> **EXERCISE DETAILS**
Copy all of the material word for word, except for the pictures.

[Rows from a dataset]
.....
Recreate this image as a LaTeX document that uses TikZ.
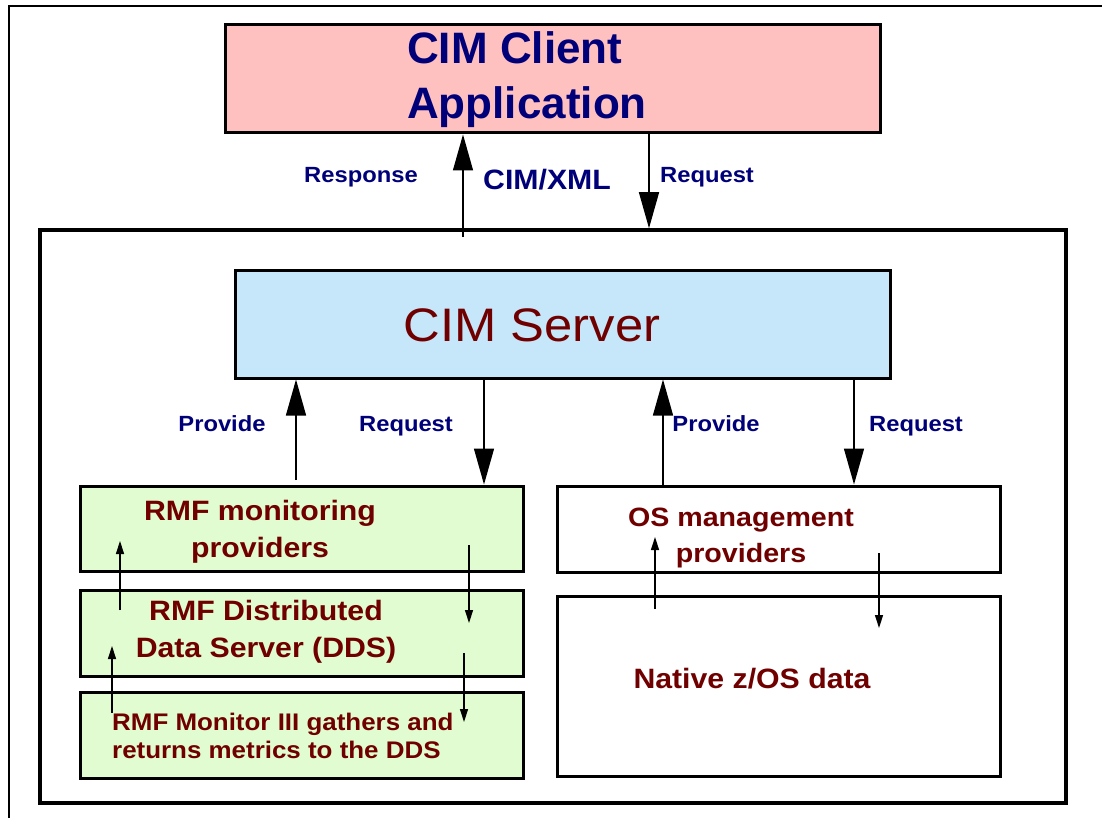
\documentclass[tikz,border=0pt]{standalone}
\usepackage{fontspec}
\setmainfont{Liberation Sans}
\newfontfamily\widesf{Liberation Sans}[FakeStretch=1.08]
\usetikzlibrary{arrows.meta}
\definecolor{clientpink}{RGB}{255,192,192}
\definecolor{serverblue}{RGB}{198,230,250}
\definecolor{rmfgreen}{RGB}{224,252,208}
\definecolor{labelblue}{RGB}{0,0,120}
\definecolor{boxred}{RGB}{112,0,0}

\begin{document}
\begin{tikzpicture}[x=1pt, y=-1pt,
  box/.style={draw, line width=3pt, inner sep=0pt},
  bigtip/.style={-{Triangle[length=36pt,width=20pt]}, line width=1.4pt},
  smalltip/.style={-{Triangle[length=13pt,width=8pt]}, line width=1.4pt},
  lbl/.style={anchor=base, inner sep=0pt, text=labelblue, font=\widesf\bfseries\fontsize{22}{26}\selectfont},
  boxtext/.style={inner sep=0pt, text=boxred, font=\widesf\bfseries\fontsize{28}{37}\selectfont, align=center}]
\useasboundingbox (0,0) rectangle (1102,818);
% Rahmen oben und links
\draw[line width=1.5pt] (9,818) -- (9,6) -- (1102,6);
% Client
\node[box, fill=clientpink, minimum width=655pt, minimum height=108pt] (client) at (552.5,79) {};
\node[anchor=west, inner sep=0pt, align=left, text=labelblue,
  font=\bfseries\fontsize{44}{55}\selectfont] (clienttext) at (407,79.3) {CIM Client\\Application};
% aeusserer Kasten
\node[box, fill=white, line width=3.5pt, minimum width=1026pt, minimum height=573pt] (outer) at (553,516.5) {};
% CIM/XML Verbindung
\coordinate (resp) at (463,237);
\coordinate (req) at (649,0);
\draw[bigtip] (resp) -- (resp |- client.south);
\draw[bigtip] (req |- client.south) -- (req |- outer.north);
\node[lbl] (resplbl) at (361,183) {Response};
\node[lbl, font=\widesf\bfseries\fontsize{28}{32}\selectfont] (xmllbl) at (547,190) {CIM/XML};
\node[lbl] (reqlbl) at (707,183) {Request};
% CIM Server
\node[box, fill=serverblue, minimum width=655pt, minimum height=108pt] (server) at (562.5,324) {};
\node[inner sep=0pt, text=boxred, font=\widesf\fontsize{47}{56}\selectfont] (servertext) at (532,325) {CIM Server};
% RMF Seite
\node[box, fill=rmfgreen, minimum width=443pt, minimum height=85pt] (rmfprov) at (301.5,528.5) {};
\node[box, fill=rmfgreen, minimum width=443pt, minimum height=86pt] (dds) at (301.5,633) {};
\node[box, fill=rmfgreen, minimum width=443pt, minimum height=86pt] (mon) at (301.5,735) {};
\node[boxtext] (rmfprovtext) at (260,531.5) {RMF monitoring\\providers};
\node[boxtext] (ddstext) at (266,631.5) {RMF Distributed\\Data Server (DDS)};
\node[boxtext, anchor=west, align=left, font=\widesf\bfseries\fontsize{24}{28}\selectfont] (montext) at (112,735.5)
  {RMF Monitor III gathers and\\returns metrics to the DDS};
% OS Seite
\node[box, fill=white, minimum width=443pt, minimum height=86pt] (osprov) at (778.5,529) {};
\node[box, fill=white, minimum width=443pt, minimum height=180pt] (native) at (778.5,686) {};
\node[boxtext, font=\widesf\bfseries\fontsize{26.5}{36}\selectfont] (osprovtext) at (741,537.7) {OS management\\providers};
\node[boxtext, font=\widesf\bfseries\fontsize{28}{34}\selectfont] (nativetext) at (752,679) {Native z/OS data};
% Provide / Request
\coordinate (provl) at (296,480);
\coordinate (reql) at (484,0);
\coordinate (provr) at (663,0);
\coordinate (reqr) at (854,0);
\draw[bigtip] (provl) -- (provl |- server.south);
\draw[bigtip] (reql |- server.south) -- (reql |- rmfprov.north);
\draw[bigtip] (provr |- osprov.north) -- (provr |- server.south);
\draw[bigtip] (reqr |- server.south) -- (reqr |- osprov.north);
\node[lbl] (provllbl) at (222,431) {Provide};
\node[lbl] (reqllbl) at (406,431) {Request};
\node[lbl] (provrlbl) at (716,431) {Provide};
\node[lbl] (reqrlbl) at (916,431) {Request};
% kleine Pfeile zwischen den Schichten
\coordinate (up1a) at (120,610); \coordinate (up1b) at (120,541);
\coordinate (up2a) at (112,713); \coordinate (up2b) at (112,646);
\coordinate (dn1a) at (469,545); \coordinate (dn1b) at (469,623);
\coordinate (dn2a) at (464,653); \coordinate (dn2b) at (464,722);
\coordinate (up3a) at (655,609); \coordinate (up3b) at (655,537);
\coordinate (dn3a) at (879,553); \coordinate (dn3b) at (879,628);
\draw[smalltip] (up1a) -- (up1b);
\draw[smalltip] (up2a) -- (up2b);
\draw[smalltip] (dn1a) -- (dn1b);
\draw[smalltip] (dn2a) -- (dn2b);
\draw[smalltip] (up3a) -- (up3b);
\draw[smalltip] (dn3a) -- (dn3b);
\end{tikzpicture}
\end{document}
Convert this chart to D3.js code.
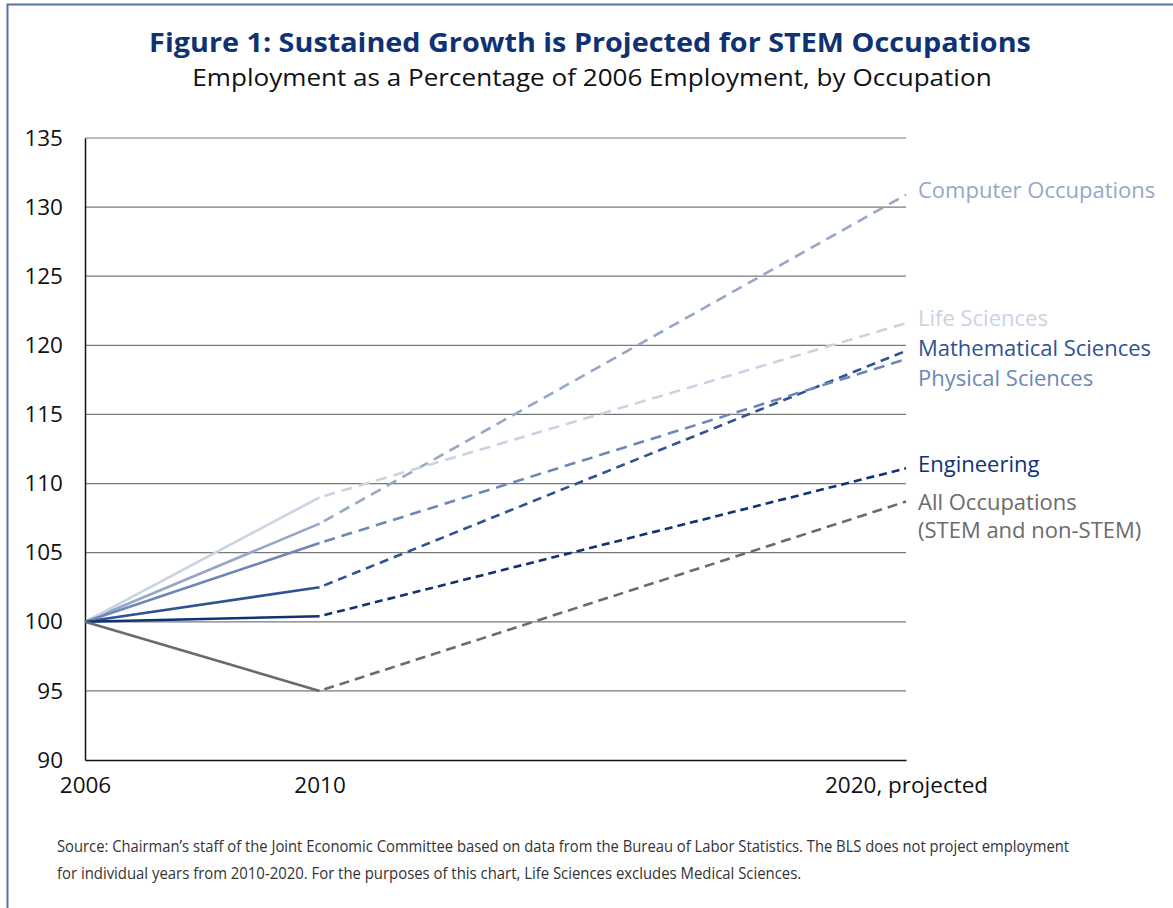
.....
> **EXERCISE RESULT**
Recreate this image as a LaTeX document that uses TikZ.
\documentclass[tikz,border=0pt]{standalone}
\usepackage{fontspec}
\setmainfont{Liberation Sans}
\newfontfamily\widesf{Liberation Sans}[FakeStretch=1.08]
\usetikzlibrary{arrows.meta}
\definecolor{clientpink}{RGB}{255,192,192}
\definecolor{serverblue}{RGB}{198,230,250}
\definecolor{rmfgreen}{RGB}{224,252,208}
\definecolor{labelblue}{RGB}{0,0,120}
\definecolor{boxred}{RGB}{112,0,0}

\begin{document}
\begin{tikzpicture}[x=1pt, y=-1pt,
  box/.style={draw, line width=3pt, inner sep=0pt},
  bigtip/.style={-{Triangle[length=36pt,width=20pt]}, line width=1.4pt},
  smalltip/.style={-{Triangle[length=13pt,width=8pt]}, line width=1.4pt},
  lbl/.style={anchor=base, inner sep=0pt, text=labelblue, font=\widesf\bfseries\fontsize{22}{26}\selectfont},
  boxtext/.style={inner sep=0pt, text=boxred, font=\widesf\bfseries\fontsize{28}{37}\selectfont, align=center}]
\useasboundingbox (0,0) rectangle (1102,818);
% Rahmen oben und links
\draw[line width=1.5pt] (9,818) -- (9,6) -- (1102,6);
% Client
\node[box, fill=clientpink, minimum width=655pt, minimum height=108pt] (client) at (552.5,79) {};
\node[anchor=west, inner sep=0pt, align=left, text=labelblue,
  font=\bfseries\fontsize{44}{55}\selectfont] (clienttext) at (407,79.3) {CIM Client\\Application};
% aeusserer Kasten
\node[box, fill=white, line width=3.5pt, minimum width=1026pt, minimum height=573pt] (outer) at (553,516.5) {};
% CIM/XML Verbindung
\coordinate (resp) at (463,237);
\coordinate (req) at (649,0);
\draw[bigtip] (resp) -- (resp |- client.south);
\draw[bigtip] (req |- client.south) -- (req |- outer.north);
\node[lbl] (resplbl) at (361,183) {Response};
\node[lbl, font=\widesf\bfseries\fontsize{28}{32}\selectfont] (xmllbl) at (547,190) {CIM/XML};
\node[lbl] (reqlbl) at (707,183) {Request};
% CIM Server
\node[box, fill=serverblue, minimum width=655pt, minimum height=108pt] (server) at (562.5,324) {};
\node[inner sep=0pt, text=boxred, font=\widesf\fontsize{47}{56}\selectfont] (servertext) at (532,325) {CIM Server};
% RMF Seite
\node[box, fill=rmfgreen, minimum width=443pt, minimum height=85pt] (rmfprov) at (301.5,528.5) {};
\node[box, fill=rmfgreen, minimum width=443pt, minimum height=86pt] (dds) at (301.5,633) {};
\node[box, fill=rmfgreen, minimum width=443pt, minimum height=86pt] (mon) at (301.5,735) {};
\node[boxtext] (rmfprovtext) at (260,531.5) {RMF monitoring\\providers};
\node[boxtext] (ddstext) at (266,631.5) {RMF Distributed\\Data Server (DDS)};
\node[boxtext, anchor=west, align=left, font=\widesf\bfseries\fontsize{24}{28}\selectfont] (montext) at (112,735.5)
  {RMF Monitor III gathers and\\returns metrics to the DDS};
% OS Seite
\node[box, fill=white, minimum width=443pt, minimum height=86pt] (osprov) at (778.5,529) {};
\node[box, fill=white, minimum width=443pt, minimum height=180pt] (native) at (778.5,686) {};
\node[boxtext, font=\widesf\bfseries\fontsize{26.5}{36}\selectfont] (osprovtext) at (741,537.7) {OS management\\providers};
\node[boxtext, font=\widesf\bfseries\fontsize{28}{34}\selectfont] (nativetext) at (752,679) {Native z/OS data};
% Provide / Request
\coordinate (provl) at (296,480);
\coordinate (reql) at (484,0);
\coordinate (provr) at (663,0);
\coordinate (reqr) at (854,0);
\draw[bigtip] (provl) -- (provl |- server.south);
\draw[bigtip] (reql |- server.south) -- (reql |- rmfprov.north);
\draw[bigtip] (provr |- osprov.north) -- (provr |- server.south);
\draw[bigtip] (reqr |- server.south) -- (reqr |- osprov.north);
\node[lbl] (provllbl) at (222,431) {Provide};
\node[lbl] (reqllbl) at (406,431) {Request};
\node[lbl] (provrlbl) at (716,431) {Provide};
\node[lbl] (reqrlbl) at (916,431) {Request};
% kleine Pfeile zwischen den Schichten
\coordinate (up1a) at (120,610); \coordinate (up1b) at (120,541);
\coordinate (up2a) at (112,713); \coordinate (up2b) at (112,646);
\coordinate (dn1a) at (469,545); \coordinate (dn1b) at (469,623);
\coordinate (dn2a) at (464,653); \coordinate (dn2b) at (464,722);
\coordinate (up3a) at (655,609); \coordinate (up3b) at (655,537);
\coordinate (dn3a) at (879,553); \coordinate (dn3b) at (879,628);
\draw[smalltip] (up1a) -- (up1b);
\draw[smalltip] (up2a) -- (up2b);
\draw[smalltip] (dn1a) -- (dn1b);
\draw[smalltip] (dn2a) -- (dn2b);
\draw[smalltip] (up3a) -- (up3b);
\draw[smalltip] (dn3a) -- (dn3b);
\end{tikzpicture}
\end{document}
Convert this chart to D3.js code.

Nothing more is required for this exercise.